What it is
Craft of Exile (craftofexile.com) is an online crafting simulator covering both Path of Exile 1 and PoE 2 (toggle in the upper-left corner). It computes mathematical odds for every crafting method: chance to hit specific mods, modal expected costs in chaos, mass simulations showing outcome distribution.
It's a project maintained by Siegrest since the PoE 1 era — extended to PoE 2 once game files allowed. Everything in browser, free, no registration required.
What problem it solves
PoE 2 drastically changed the crafting system relative to PoE 1. Philosophy: items can't be reset or fully re-rolled — every step is semi-permanent. That means throwing 30 Exalted Orbs at a slam without knowing the odds is financially reckless.
Craft of Exile exposes the math. What's the chance a Regal Orb adds exactly the mod you want? What's the expected currency cost to reach a 4-mod item with stats X, Y, Z using a given method? On average, how many attempts? The site answers these questions before you spend.
Differentiation
Compared to PoE2DB (raw data), Craft of Exile processes that data. PoE2DB tells you "this mod has weight 1000"; Craft of Exile tells you "with weight 1000 out of 5000 total mods, your chance to hit it on a slam is 20%, expected cost 5 orbs if you want a 90% cumulative probability".
Compared to Path of Building (focus on damage scaling), Craft of Exile is the flip side: PoB optimizes output, CoE optimizes the path to reach the item. Combined workflow: PoB defines what item you need, CoE tells you how to get it economically.
What people use it for
Model the expected cost of a craft: you have a concrete target (rare ring with +life, +crit, +three resistances) and want to know if you'll spend 50 Exalted or 500. Craft of Exile simulates and gives you a range.
Compare alternative methods: is it better to craft with Essences or pure slam? Is it worth chroming specific items before slamming? CoE shows the cost of each strategy for the same goal.
Verify odds before a critical step: you're about to use an expensive Divine Orb on a half-decent item — real probability of improving? CoE models it.
Mass simulation for distributions: Mass Simulation options show what outcome distribution you can expect from 100 or 1000 attempts of a craft. Useful for understanding variance, not just average.
Investigate mod pools: the site exposes which mods can roll on each base type, at which tiers, with which weights. Useful for target-crafting with explicit strategy.
Who this isn't for
If you're new to PoE 2 and not yet trading, Craft of Exile doesn't help. Serious crafting starts when you have currency surplus and want to optimize gear you can't buy.

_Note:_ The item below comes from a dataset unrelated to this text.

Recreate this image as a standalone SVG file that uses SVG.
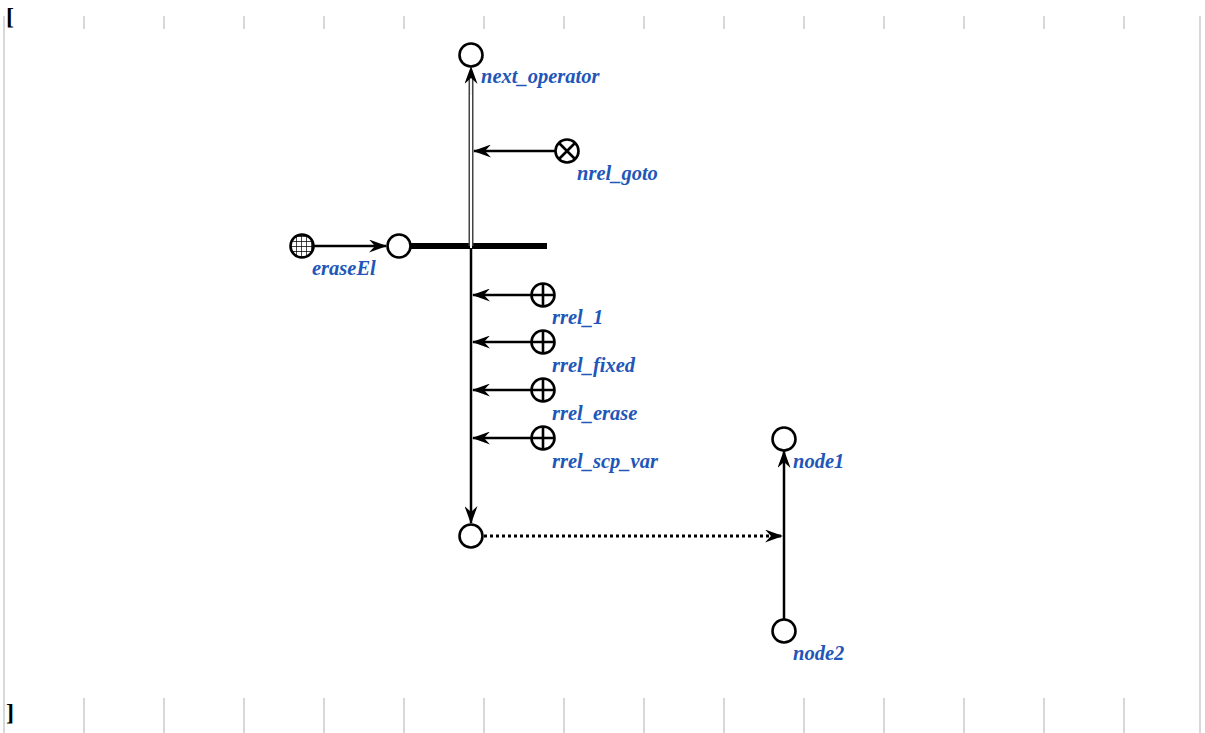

If you play casually and buy everything via trade, you don't need CoE. The tool earns its learning curve when you craft your own items — for pure "buy gear" players, it's overkill.
If probability math is uncomfortable for you, CoE can frustrate. Simulations require some intuition of what "70% cumulative chance after 10 attempts" means. Without that base, numbers get misinterpreted.
How it's used in practice
- Go to
craftofexile.com/?game=poe2(or change toggle on home if you land on the PoE 1 version). - Build the base item: pick category (weapon, armor, accessory), specific base type, item level. CoE shows the applicable mod pool.

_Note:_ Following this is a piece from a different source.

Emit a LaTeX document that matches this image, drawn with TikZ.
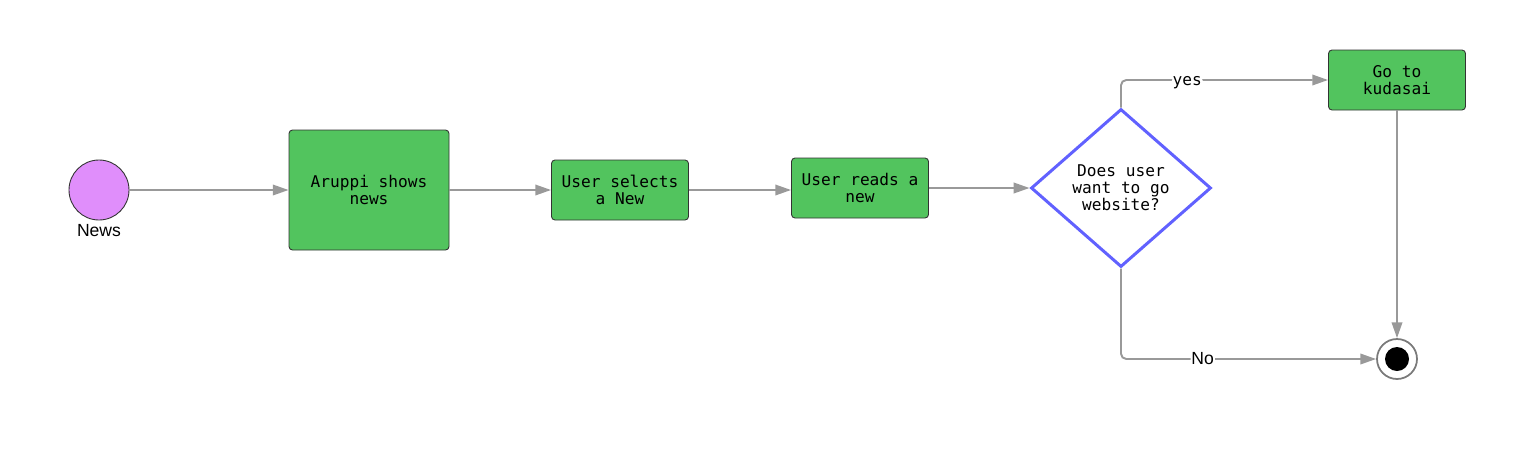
\documentclass[tikz,border=0pt]{standalone}
\usepackage{fontspec}
\setmainfont{Liberation Sans}
\setmonofont{DejaVu Sans Mono}
\usetikzlibrary{shapes.geometric,arrows.meta}
\definecolor{ourgreen}{HTML}{52C45E}
\definecolor{ourpurple}{HTML}{E08EFB}
\definecolor{ourblue}{HTML}{6161FF}
\definecolor{ourgray}{HTML}{999999}
\definecolor{ourdark}{HTML}{333333}

\begin{document}
\begin{tikzpicture}[x=0.02cm,y=-0.02cm]

  \tikzstyle{label}=[font=\fontsize{10}{12}\selectfont]
  \tikzstyle{start}=[draw=ourdark,circle,fill=ourpurple,line width=0.5pt,minimum size=60*0.02cm,inner sep=0]
  \tikzstyle{activity}=[draw=ourdark,fill=ourgreen,rounded corners=2pt,line width=0.5pt,align=center,font=\ttfamily\fontsize{9.2}{9.7}\selectfont,inner sep=0]
  \tikzstyle{decision}=[draw=ourblue,diamond,fill=white,line width=1.7pt,aspect=1.14,align=center,font=\ttfamily\fontsize{9.2}{9.7}\selectfont,inner sep=0,minimum width=180*0.02cm,minimum height=158*0.02cm]
  \tikzstyle{final}=[draw=ourgray!80!black,circle,fill=white,line width=1pt,minimum size=40*0.02cm,inner sep=0]
  \tikzstyle{finaldot}=[circle,fill=black,minimum size=24*0.02cm,inner sep=0]
  \tikzstyle{flow}=[draw=ourgray,line width=1.1pt,rounded corners=3pt,-{Triangle[length=9pt,width=6pt]}]
  \tikzstyle{guard}=[fill=white,inner sep=0.5pt]

  \useasboundingbox (0,0) rectangle (1525,464);

  \path
  (99,190) node[start](news){}
  (99,231) node[label](newslbl){News};

  \path
  (369,190) node[activity,minimum width=160*0.02cm,minimum height=120*0.02cm](shows){Aruppi shows\\news}
  (620,190) node[activity,minimum width=137*0.02cm,minimum height=60*0.02cm](selects){User selects\\a New}
  (860,188) node[activity,minimum width=137*0.02cm,minimum height=60*0.02cm](reads){User reads a\\new};

  \path
  (1121,188) node[decision](ask){Does user\\want to go\\website?};

  \path
  (1397,80) node[activity,minimum width=137*0.02cm,minimum height=60*0.02cm](go){Go to\\kudasai}
  (1397,359) node[final](stop){}
  (1397,359) node[finaldot](stopdot){};

  \draw[flow] (news) -- (shows);
  \draw[flow] (shows.east |- 0,190) -- (selects.west |- 0,190);
  \draw[flow] (selects.east |- 0,190) -- (reads.west |- 0,190);
  \draw[flow] (reads.east |- ask.west) -- (ask.west);

  \draw[flow] (ask.north) |- node[pos=0.66,guard,yshift=-1.5pt,font=\ttfamily\fontsize{9.2}{10}\selectfont]{yes} (go.west);
  \draw[flow] (ask.south) |- node[pos=0.66,guard,label]{No} (stop.west);
  \draw[flow] (go.south) -- (stop.north);
\end{tikzpicture}
\end{document}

- Define your target mods: mark which ones you want and at minimum tier. CoE blocks other mods or leaves them open per your setup.

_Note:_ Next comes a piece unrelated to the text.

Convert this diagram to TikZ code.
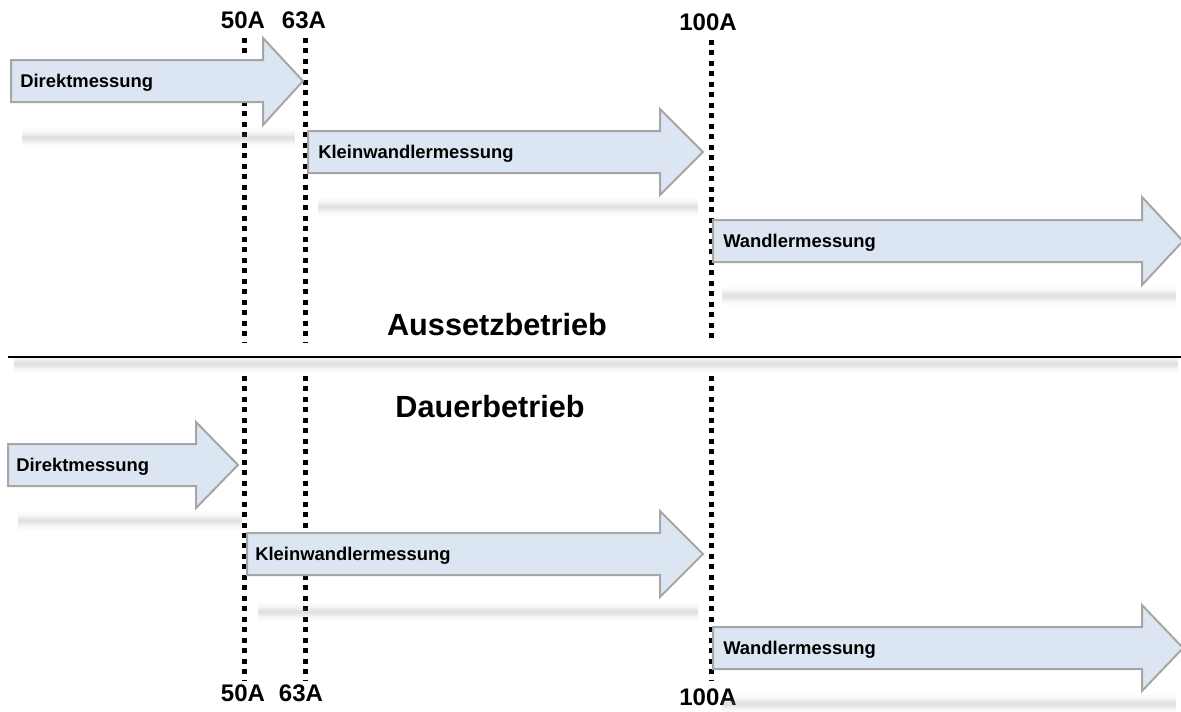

- Pick crafting method: alch+slam, essence-spam, fossil (if applicable in PoE 2), graveyard, etc. The site recalculates odds.
- Read out: chance per attempt, expected cost in currency, distribution via mass simulation.
Real workflow: you're about to craft, open CoE in a parallel tab, model the plan, decide if it's worth it, execute in-game with the numbers in mind.
Honest limitations
English only. No Spanish localization. Crafting technical vocabulary is demanding — you need to handle terms like "weight", "tag", "tier" in English.
Covers standard crafting; exotic mechanics may not be 100% modeled. PoE 2 introduces new methods (graveyard, Sekhema-based crafting) that CoE incorporates progressively. If a mechanic just dropped, it can take weeks to appear in the simulator.
The interface is dense. Lots of information per screen, assumed vocabulary, navigation rewarding familiarity. Steep learning curve for the first 20 minutes.
Currency costs are approximations. CoE uses market prices but the economy changes daily — outputs are orienting, not cent-exact.
No import from the game. You start each simulation from scratch building the base item manually. No paste-from-game like PoB has.
How to start
No registration needed. Go to craftofexile.com/?game=poe2. First time, try a simple case: simulate alch+slam on a base you know to validate the numbers match your intuition.
To go deeper, the site has a "crafting guides repository" with explanations of specific strategies. Useful when you want to learn a new method (e.g., graveyard crafting) without zero context.
CoE isn't daily-use — it's consultative. Open it when you're going to invest significant currency in crafting. A 15-minute modeling session before spending saves hours of frustration after.